I buy soaps from others. I am always interested in other soaper's soaps. The sizes, designs, swirlings, scents and packagings are as unique as the individual soaper. Also, I have been participating in soap swaps several times.  It is such a great way to see what others are creating(also get inspiration)!

 I hope I get a chance to sign up for the next SMF soap swap !


----------



## Ruthie (Aug 28, 2014)

LunaSkye said:


> I'm actually glad I'm not the only one who chooses to do so. Has anyone here sold a soap to another soap-maker?



I have a customer who regularly buys my shampoo and body bars.  She says she is a soapmaker but that she can't get scents to stick.  I invited her to this forum, but did not invite her over to make soap.


----------



## Dorymae (Aug 28, 2014)

I haven't bought any soap in years.
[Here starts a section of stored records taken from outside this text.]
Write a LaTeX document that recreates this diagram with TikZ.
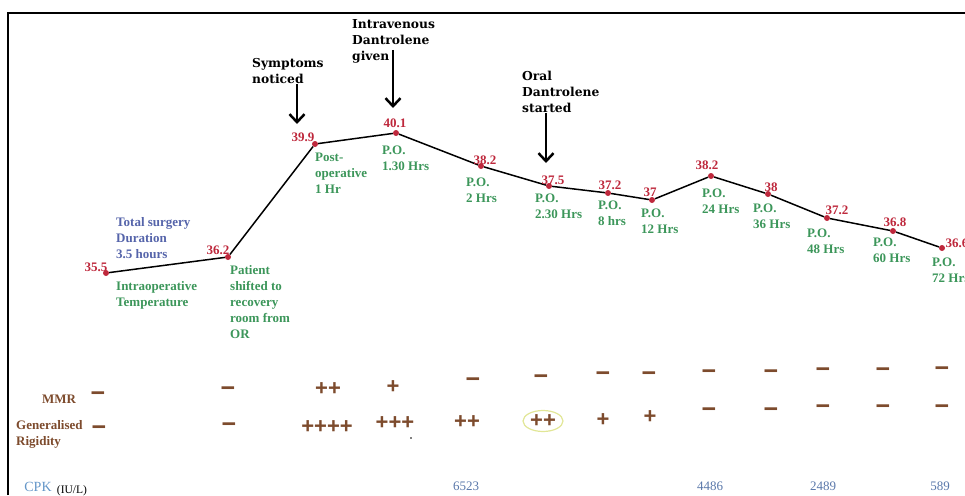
\documentclass[tikz,border=0pt]{standalone}
\usepackage{fontspec}
\setmainfont{Liberation Serif}
\newfontfamily\notefont{DejaVu Serif}
\newfontfamily\signfont{Liberation Sans}
\usetikzlibrary{arrows.meta,shapes.geometric}
\definecolor{tempred}{RGB}{190,40,60}
\definecolor{pogreen}{RGB}{60,150,90}
\definecolor{durblue}{RGB}{85,100,170}
\definecolor{signbrown}{RGB}{125,75,45}
\definecolor{cpkblue}{RGB}{100,150,200}
\definecolor{cpkval}{RGB}{90,120,170}
\definecolor{ringyellow}{RGB}{225,230,150}

\begin{document}
\begin{tikzpicture}[x=1pt,y=-1pt,
  temp/.style={circle,fill=tempred,inner sep=0pt,minimum size=6pt},
  val/.style={text=tempred,font=\bfseries\fontsize{13}{16}\selectfont,inner sep=0pt},
  polbl/.style={text=pogreen,font=\bfseries\fontsize{13}{16}\selectfont,align=left,anchor=west,inner sep=0pt},
  note/.style={font=\notefont\bfseries\fontsize{12.3}{16}\selectfont,align=left,anchor=west,inner sep=0pt},
  notearrow/.style={line width=2.5pt,-{Straight Barb[length=8pt,width=15pt]}},
  sign/.style={text=signbrown,font=\signfont\bfseries\fontsize{22}{24}\selectfont,inner sep=0pt},
  minus/.style={sign,font=\signfont\bfseries\fontsize{25}{24}\selectfont},
  rowlbl/.style={text=signbrown,font=\bfseries\fontsize{13}{16}\selectfont,inner sep=0pt},
  cpk/.style={text=cpkval,font=\fontsize{13}{16}\selectfont,inner sep=0pt}]
\useasboundingbox (0,0) rectangle (965,495);
\draw[line width=2pt] (8,495) -- (8,13) -- (965,13);

% temperature curve
\foreach \n/\x/\y in {1/106/273,2/228/257,3/315/144,4/396/133,5/481/166,6/549/186,7/608/193,
    8/652/200,9/711/176,10/768/194,11/827/218,12/893/231,13/942/248}
  \node[temp] (p\n) at (\x,\y) {};
\draw[line width=1.5pt] (p1) -- (p2) -- (p3) -- (p4) -- (p5) -- (p6) -- (p7) -- (p8) -- (p9) -- (p10) -- (p11) -- (p12) -- (p13);
\foreach \n/\x/\y/\t in {1/96/267/35.5,2/218/250/36.2,3/303/137/39.9,4/395/123/40.1,5/485/160/38.2,
    6/553/180/37.5,7/610/185/37.2,8/650/192/37,9/707/165/38.2,10/771/187/38,11/837/210/37.2,
    12/895/222/36.8,13/957/243/36.6}
  \node[val] (v\n) at (\x,\y) {\t};

% time labels
\node[polbl,text=durblue] (dur) at (116,238) {Total surgery\\Duration\\3.5 hours};
\foreach \n/\x/\y/\t in {1/116/295/{Intraoperative\\Temperature},2/230/302/{Patient\\shifted to\\recovery\\room from\\OR},
    3/315/173/{Post-\\operative\\1 Hr},4/382/158/{P.O.\\1.30 Hrs},5/466/190/{P.O.\\2 Hrs},
    6/535/206/{P.O.\\2.30 Hrs},7/598/213/{P.O.\\8 hrs},8/641/221/{P.O.\\12 Hrs},9/702/201/{P.O.\\24 Hrs},
    10/753/216/{P.O.\\36 Hrs},11/807/241/{P.O.\\48 Hrs},12/873/250/{P.O.\\60 Hrs},13/932/270/{P.O.\\72 Hrs}}
  \node[polbl] (t\n) at (\x,\y) {\t};

% events
\node[note] (sym) at (252,71) {Symptoms\\noticed};
\node[note] (iv) at (352,41) {Intravenous\\Dantrolene\\given};
\node[note] (oral) at (522,92) {Oral\\Dantrolene\\started};
\coordinate (symtip) at (297,124);
\coordinate (ivtop) at (393,50);
\coordinate (ivtip) at (393,108);
\coordinate (oraltip) at (546,163);
\draw[notearrow] (symtip |- sym.south) -- (symtip);
\draw[notearrow] (ivtop) -- (ivtip);
\draw[notearrow] (oraltip |- oral.south) -- (oraltip);

% MMR and rigidity
\node[rowlbl] (mmr) at (59,399) {MMR};
\node[rowlbl,align=left,anchor=west] (rig) at (16,434) {Generalised\\Rigidity};
\foreach \n/\x/\y in {1/98/397,2/228/392,5/473/383,6/541/380,7/603/377,8/649/377,9/709/375,
    10/771/375,11/823/373,12/883/373,13/942/372}
  \node[minus] (m\n) at (\x,\y) {−};
\foreach \n/\x/\y/\t in {3/328/389/++,4/393/387/+}
  \node[sign] (m\n) at (\x,\y) {\t};
\foreach \n/\x/\y in {1/99/431,2/229/428,9/709/413,10/771/413,11/823/410,12/883/410,13/942/410}
  \node[minus] (r\n) at (\x,\y) {−};
\foreach \n/\x/\y/\t in {3/327/427/++++,4/395/423/+++,5/467/422/++,7/603/420/+,8/650/417/+}
  \node[sign] (r\n) at (\x,\y) {\t};
\node[sign,ellipse,draw=ringyellow,line width=1.2pt,minimum width=40pt,minimum height=21pt] (r6) at (543,421) {++};
\fill (411,438) circle (0.8pt);

% CPK
\node[text=cpkblue,font=\fontsize{14}{16}\selectfont,inner sep=0pt] (cpk) at (38,487) {CPK};
\node[font=\fontsize{11.5}{13}\selectfont,inner sep=0pt] (unit) at (72,491) {(IU/L)};
\foreach \n/\x/\t in {5/466/6523,9/710/4486,11/823/2489,13/940/589}
  \node[cpk] (c\n) at (\x,486) {\t};
\end{tikzpicture}
\end{document}
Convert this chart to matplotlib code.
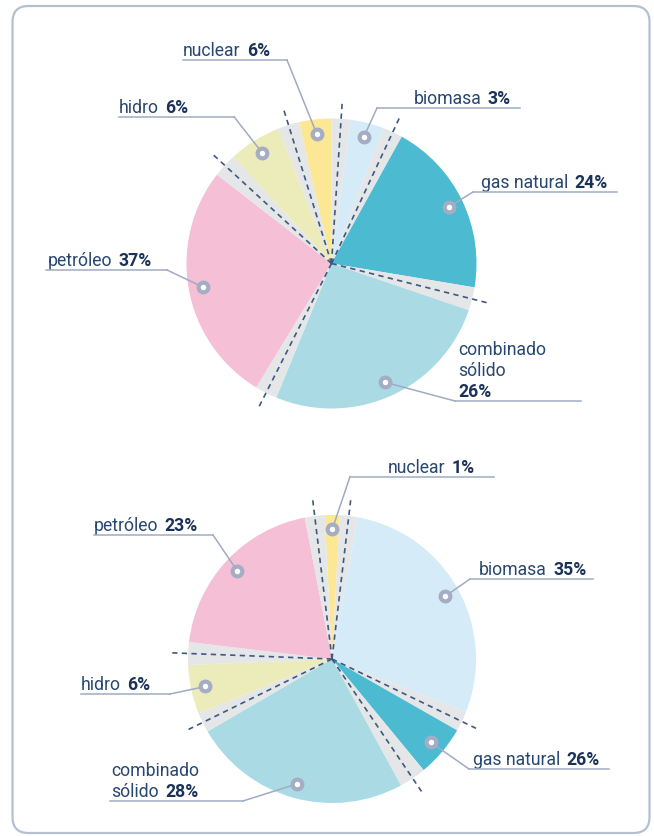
import matplotlib
matplotlib.use('Agg')
import numpy as np
import matplotlib.pyplot as plt
from matplotlib.patches import FancyBboxPatch

plt.rcParams['font.family'] = ['Roboto', 'DejaVu Sans']

W, H = 654, 836

# colores por categoría
colors = {
    'nuclear': '#fce795',
    'biomasa': '#d5ebf7',
    'gas natural': '#4cbbd2',
    'combinado sólido': '#aadbe5',
    'petróleo': '#f5bfd6',
    'hidro': '#ececba',
}
GAP_COLOR = '#e4e6e8'

# gráfico de arriba (en sentido horario desde arriba)
# "\n" final = el porcentaje va en su propia línea
top_names = ['nuclear', 'biomasa', 'gas natural', 'combinado\nsólido\n', 'petróleo', 'hidro']
top_pct = [6, 3, 24, 26, 37, 6]
top_sweep = [13, 13.4, 70.5, 93.6, 96.5, 21.1]   # grados
top_gaps = [7.6, 8, 9.3, 8.9, 9.6, 8.5]

# gráfico de abajo
bot_names = ['nuclear', 'biomasa', 'gas natural', 'combinado\nsólido', 'hidro', 'petróleo']
bot_pct = [1, 35, 26, 28, 6, 23]
bot_sweep = [6, 101.4, 20.8, 88.4, 19.7, 72.3]
bot_gaps = [7.2, 8, 10.9, 8.1, 9.2, 8]

# posición de las etiquetas (píxeles, y desde arriba): x texto, y subrayado, x0, x1, lado del codo
top_layout = [
    (183, 60, 183, 287, 'right'),
    (414, 108, 377, 520, 'left'),
    (481, 192, 473, 617, 'left'),
    (458, 401, 455, 581, 'left'),
    (48, 270, 46, 167, 'right'),
    (119, 116.7, 119, 234, 'right'),
]
bot_layout = [
    (388, 476.7, 350, 494, 'left'),
    (479, 579, 470, 593, 'left'),
    (473, 769, 469, 609, 'left'),
    (111, 801, 110, 243, 'right'),
    (81, 694, 81, 170, 'right'),
    (94, 535, 94, 213, 'right'),
]

TXT = '#284770'
TXT_B = '#1a3258'
LEADER = '#a0abc3'
RING = '#a5adc5'
DASH = '#3d5a80'
FS = 12.7
LINE_H = 21


def py(y):
    return H - y


def draw_label(ax, x, uy, name, pct):
    parts = name.split('\n')
    base = uy - 4
    last = parts[-1]
    if last:
        t = ax.text(x, py(base), last, fontsize=FS, color=TXT, va='baseline', ha='left')
        ax.annotate(f'{pct}%', xy=(1, 0), xycoords=t, xytext=(4.5, 0),
                    textcoords='offset points', fontsize=FS, color=TXT_B,
                    fontweight='bold', va='bottom', ha='left')
    else:
        ax.text(x, py(base), f'{pct}%', fontsize=FS, color=TXT_B,
                fontweight='bold', va='baseline', ha='left')
    for k, line in enumerate(reversed(parts[:-1]), start=1):
        ax.text(x, py(base - k * LINE_H), line, fontsize=FS, color=TXT,
                va='baseline', ha='left')


def draw_pie(ax, names, pct, sweep, gaps, cx, cy, r, start, layout):
    vals, cols = [], []
    for n, s, g in zip(names, sweep, gaps):
        vals += [s, g]
        cols += [colors[' '.join(n.split())], GAP_COLOR]
    wedges, _ = ax.pie(vals, colors=cols, startangle=start, counterclock=False,
                       center=(cx, py(cy)), radius=r, normalize=True,
                       wedgeprops=dict(linewidth=0))
    c = np.array([cx, py(cy)])
    # líneas discontinuas en los huecos
    for w in wedges[1::2]:
        a = np.deg2rad((w.theta1 + w.theta2) / 2)
        p = c + 1.11 * r * np.array([np.cos(a), np.sin(a)])
        ax.plot([c[0], p[0]], [c[1], p[1]], color=DASH, lw=1.2,
                linestyle=(0, (3.2, 2.6)), zorder=3)
    # marcadores y etiquetas
    for w, n, p_, lay in zip(wedges[0::2], names, pct, layout):
        a = np.deg2rad((w.theta1 + w.theta2) / 2)
        m = c + 0.9 * r * np.array([np.cos(a), np.sin(a)])
        tx, uy, x0, x1, side = lay
        ex = x1 if side == 'right' else x0
        ax.plot([x0, x1], [py(uy), py(uy)], color=LEADER, lw=1.1, zorder=4)
        ax.plot([ex, m[0]], [py(uy), m[1]], color=LEADER, lw=1.1, zorder=4)
        ax.plot(m[0], m[1], 'o', ms=7, mfc='white', mec=RING, mew=3, zorder=5)
        draw_label(ax, tx, uy, n, p_)


fig = plt.figure(figsize=(W / 100, H / 100), dpi=100)
ax = fig.add_axes([0, 0, 1, 1])

draw_pie(ax, top_names, top_pct, top_sweep, top_gaps, 331.5, 263.5, 145, 103, top_layout)
draw_pie(ax, bot_names, bot_pct, bot_sweep, bot_gaps, 332, 659, 144, 92.9, bot_layout)

frame = FancyBboxPatch((12.5, py(833)), 637, 827, boxstyle='round,pad=0,rounding_size=16',
                       fc='none', ec='#b4c0d2', lw=1.6, zorder=0)
ax.add_patch(frame)

ax.set_xlim(0, W)
ax.set_ylim(0, H)
ax.set_aspect('equal')
ax.axis('off')

fig.savefig('out.png', dpi=100)
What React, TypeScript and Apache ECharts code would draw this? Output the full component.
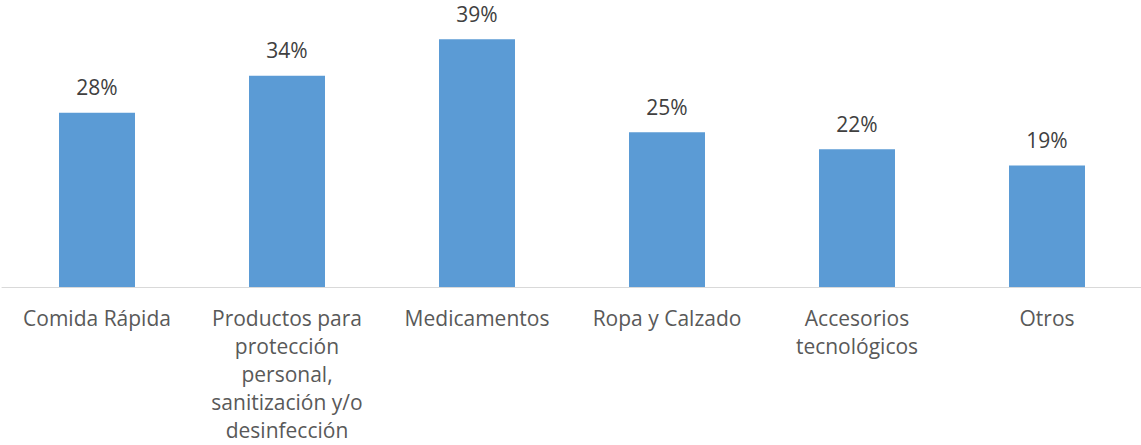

There was only one bar I even considered, and that was posted here - it was a lavender spoon swirl with a mica stamp that was so perfect I would buy it.  It was the first time I saw a soap I wanted to buy!

I have taken samples that were offered to me and provided feedback when asked but no I haven't purchased any.


----------



## dixiedragon (Aug 28, 2014)

I would also buy if it had some ingredient that I don't have access too, like deer tallow or bison tallow.


----------



## SassyKat6181 (Sep 15, 2014)

There's a soaper at the farmers market I attend occasionally. Mine is goats milk, hers is not. We trade bars every now and then


----------



## shunt2011 (Sep 15, 2014)

I too have bought soap from other soapmakers.  Especially if they use different oils or additives than what I've done or use.  It's nice to compare and enjoy other's artistic works.  However, at the shows I've gone to lately I just can't bring myself to by their soaps as they are making claims or aren't honest on the use of FO's claiming they are eo's when it's really obvious Raspberry Vanilla etc.


----------



## IrishLass (Sep 15, 2014)

I've bought a few handmade bars of soap a couple of times when on vacation. One of the bars was really nice and I liked it a lot, while the other left something to be desired. My sis went to Hawaii once a few ago and brought me back about a dozen samples of handmade soap from some little shop she stumbled upon in her travels, and it ended up that I liked each one. Although I really don't _need_ to buy any soap, I still think it's fun to try out other's handmade soap from time to time.

 IrishLass


----------